Locate the word "this" in the entries below, then gather every line that holds it.

Plotting code records:
★ ★ ★ ★
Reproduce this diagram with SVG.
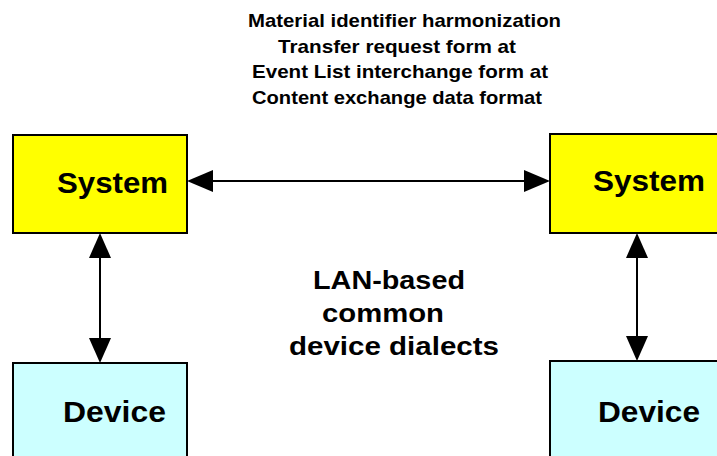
<svg xmlns="http://www.w3.org/2000/svg" width="717" height="456" viewBox="0 0 717 456">
<style>
.sys{fill:#FFFF00;stroke:#000;stroke-width:2}
.dev{fill:#CCFFFF;stroke:#000;stroke-width:2}
.lbl{font-family:"Liberation Sans",Arial,sans-serif;font-weight:bold;fill:#000}
.big{font-size:30px}
.top{font-size:19px}
.mid{font-size:25px}
.ln{stroke:#000;stroke-width:2;fill:none}
.hd{fill:#000}
</style>
<rect width="717" height="456" fill="#fff"/>
<g id="label-top">
<text class="lbl top" x="248" y="27" textLength="313" lengthAdjust="spacingAndGlyphs">Material identifier harmonization</text>
<text class="lbl top" x="278" y="53" textLength="238" lengthAdjust="spacingAndGlyphs">Transfer request form at</text>
<text class="lbl top" x="252" y="78" textLength="296" lengthAdjust="spacingAndGlyphs">Event List interchange form at</text>
<text class="lbl top" x="252" y="104" textLength="290" lengthAdjust="spacingAndGlyphs">Content exchange data format</text>
</g>
<g id="label-mid">
<text class="lbl mid" x="313" y="289" textLength="152" lengthAdjust="spacingAndGlyphs">LAN-based</text>
<text class="lbl mid" x="322" y="322" textLength="122" lengthAdjust="spacingAndGlyphs">common</text>
<text class="lbl mid" x="289" y="355" textLength="210" lengthAdjust="spacingAndGlyphs">device dialects</text>
</g>
<g id="connectors">
<line class="ln" x1="200" y1="181" x2="537" y2="181"/>
<polygon class="hd" points="187,181 213,170 213,192"/>
<polygon class="hd" points="550,181 524,170 524,192"/>
<line class="ln" x1="100" y1="245" x2="100" y2="350"/>
<polygon class="hd" points="100,233 89,258 111,258"/>
<polygon class="hd" points="100,363 89,338 111,338"/>
<line class="ln" x1="637" y1="245" x2="637" y2="348"/>
<polygon class="hd" points="637,233 626,258 648,258"/>
<polygon class="hd" points="637,361 626,336 648,336"/>
</g>
<g id="system-left">
<rect class="sys" x="13" y="135" width="174" height="98"/>
<text class="lbl big" x="57" y="193" textLength="111" lengthAdjust="spacingAndGlyphs">System</text>
</g>
<g id="system-right">
<rect class="sys" x="550" y="134" width="180" height="99"/>
<text class="lbl big" x="593" y="191" textLength="112" lengthAdjust="spacingAndGlyphs">System</text>
</g>
<g id="device-left">
<rect class="dev" x="13" y="363" width="174" height="110"/>
<text class="lbl big" x="63" y="422" textLength="103" lengthAdjust="spacingAndGlyphs">Device</text>
</g>
<g id="device-right">
<rect class="dev" x="550" y="361" width="180" height="110"/>
<text class="lbl big" x="598" y="422" textLength="102" lengthAdjust="spacingAndGlyphs">Device</text>
</g>
</svg>
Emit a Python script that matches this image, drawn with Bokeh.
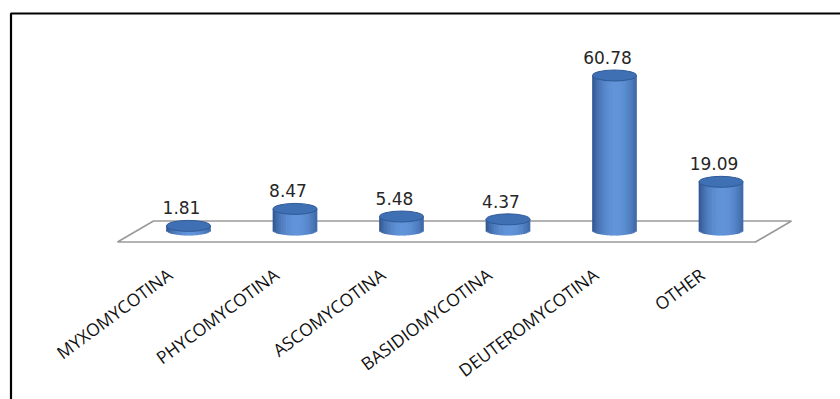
import math
from bokeh.plotting import figure
from bokeh.models import Range1d, ColumnDataSource
from bokeh.core.properties import value
from bokeh.embed import file_html
from bokeh.resources import INLINE

# ---- data ----
categories = ["MYXOMYCOTINA", "PHYCOMYCOTINA", "ASCOMYCOTINA",
              "BASIDIOMYCOTINA", "DEUTEROMYCOTINA", "OTHER"]
values = [1.81, 8.47, 5.48, 4.37, 60.78, 19.09]
value_labels = ["1.81", "8.47", "5.48", "4.37", "60.78", "19.09"]

# ---- layout (pixel geometry of the frame) ----
W, H = 840, 399
X0, DX = 188.0, 106.5      # pixel x of first category, spacing
Y0, K = 230.0, 2.55        # pixel y (from top) of value 0, pixels per unit

def dx(px):
    return (px - X0) / DX

def dy(py):
    return (Y0 - py) / K

p = figure(width=W, height=H, output_backend="svg", toolbar_location=None,
           x_range=Range1d(dx(0), dx(W)), y_range=Range1d(dy(H), dy(0)),
           min_border=0, outline_line_color=None)
p.axis.visible = False
p.grid.visible = False
p.background_fill_color = "white"
p.border_fill_color = "white"

# border (top and left)
p.line([dx(10.5), dx(10.5), dx(W + 5)], [dy(H + 5), dy(13), dy(13)],
       line_color="black", line_width=2.2)

# floor parallelogram
n = len(categories)
fx = [dx(117), dx(755), dx(791), dx(153)]
fy = [dy(241.5), dy(241.5), dy(220.5), dy(220.5)]
p.patch(fx, fy, fill_color="white", line_color="#9a9a9a", line_width=1.6)

# cylinders built from vertical strips
R_px, RY_px, N = 22.0, 5.0, 26
dark = (38, 74, 130)
light = (98, 148, 218)
sx, stop, sbot, sw, scol = [], [], [], [], []
for i, v in enumerate(values):
    for j in range(N):
        t = -1 + (2 * j + 1) / N
        f = max(0.0, math.cos(max(-1.0, min(1.0, (t - 0.08) / 1.12)) * math.pi / 2)) ** 0.7
        c = tuple(int(dark[k] + (light[k] - dark[k]) * f) for k in range(3))
        sx.append(i + t * R_px / DX)
        stop.append(v)
        sbot.append(-math.sqrt(max(0.0, 1 - t * t)) * RY_px / K)
        sw.append((2 * R_px / N + 0.7) / DX)
        scol.append("#%02x%02x%02x" % c)
strips = ColumnDataSource(dict(x=sx, top=stop, bottom=sbot, w=sw, c=scol))
p.vbar(x="x", top="top", bottom="bottom", width="w", source=strips,
       fill_color="c", line_color=None)

idx = list(range(n))
src = ColumnDataSource(dict(x=idx, y=values, lab=value_labels, cat=categories))
p.ellipse(x="x", y="y", width=2 * R_px, height=2 * RY_px + 1,
          width_units="screen", height_units="screen", source=src,
          fill_color="#3f70b4", line_color="#2e5a98", line_width=1)

# value labels
p.text(x="x", y="y", text="lab", source=src, x_offset=-7, y_offset=-18,
       text_align="center", text_baseline="alphabetic",
       text_font=value("DejaVu Sans"), text_font_size="17px", text_color="#262626")

# category labels
p.text(x="x", y=dy(262), text="cat", source=src, x_offset=-26,
       angle=math.radians(36.5), text_align="right", text_baseline="top",
       text_font=value("Open Sans"), text_font_size="17.5px", text_color="#111111")

open("out.html", "w").write(file_html(p, INLINE))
★ ★ ★ ★
**CORRECT RESULT**
Reproduce this diagram with SVG.
Emit a Python script that matches this image, drawn with Bokeh.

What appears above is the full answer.